We look at the influence of these cultures around the world that are plant-based, and I think about the energy around sustainability. The young consumers today want to know where their chicken came from and how was it raised and what it ate.
In the fifties and sixties, we had a close connection to nurturing at home. And then we had this shift to convenience foods. We went to the moon and space food became a cool thing and packaging changed and manufacturing changed. And now we have a shift to kind of a blend of both of those things. It’s very difficult to predict the future, especially in these unprecedented times. But being nimble and reactive and listening to consumers is really, really important.
I have not tried your Leaf Jerky yet, but I saw that was one of the newer plant-based things you’ve released. Did one of your chefs come up with that?

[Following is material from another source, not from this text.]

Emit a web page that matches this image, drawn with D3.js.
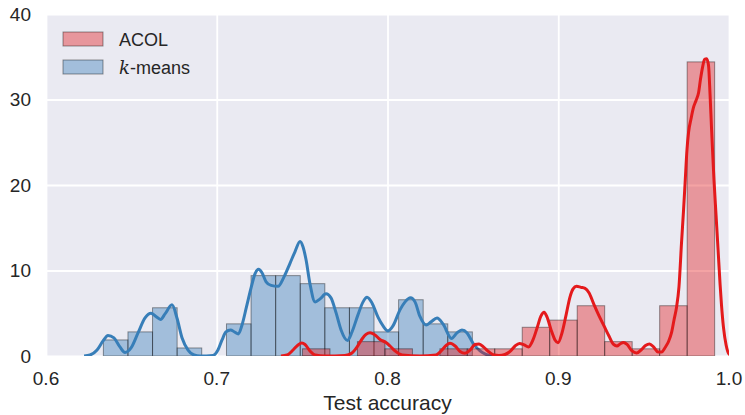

That was developed internally by one of my colleagues, Amy. Amy has some challenges with food, and it’s just part of how she’s made. She thought to create foods that she could feed her husband and her and our family with that also satisfied her limitations. So it was part of the inspiration to create that. I love Leaf Jerky. It’s in very limited market at the moment, but it’s an incredible opportunity to have a delicious snack that mimics beef sticks and beef jerky, but it’s completely plant-based. It’s kinda cool.
You had a catering business that specialized in breakfast when you were in college. Tell me about that.
When I was a student at Columbia University, I started a company called the Winking Sow. My college was extremely expensive and I was living on my own and I was poor. I was really poor. So, I created this company where I would do breakfast in bed on the weekends. I had a little electric cooktop. I’d buy a flat of eggs and get some pancake mix. It was a very limited menu, but you would get breakfast in bed for 20 bucks. It was fun. It exposed me to the world of catering in New York City.
Did you cook with your mom when you were growing up?
Of course. I grew up in a household that when you opened the refrigerator food fell out. I’m one of five children. My mom was a really good cook in her heyday. She’s from Northern Italy so we had a lot of food that was fresh and of the moment and very seasonal, and meat was the side dish, not the entree.
There was always a cake in the house. There was always cookies in the house. There was always a big tub of homemade tomato sauce. There was incredible leftover food. I grew up in a household where food and sex were the same things and often substitutes for each other. “You’re having a bad day. Oh, let’s have some food. You’re having a good day. Let’s eat something.”
Ok, last question. How would you define beautiful thinking?
Beautiful thinking is wrapped up in the luxury of, at this point in my career, not being far away from a good bottle of wine and a meal with close friends and family. That is the fuel that keeps me moving forward.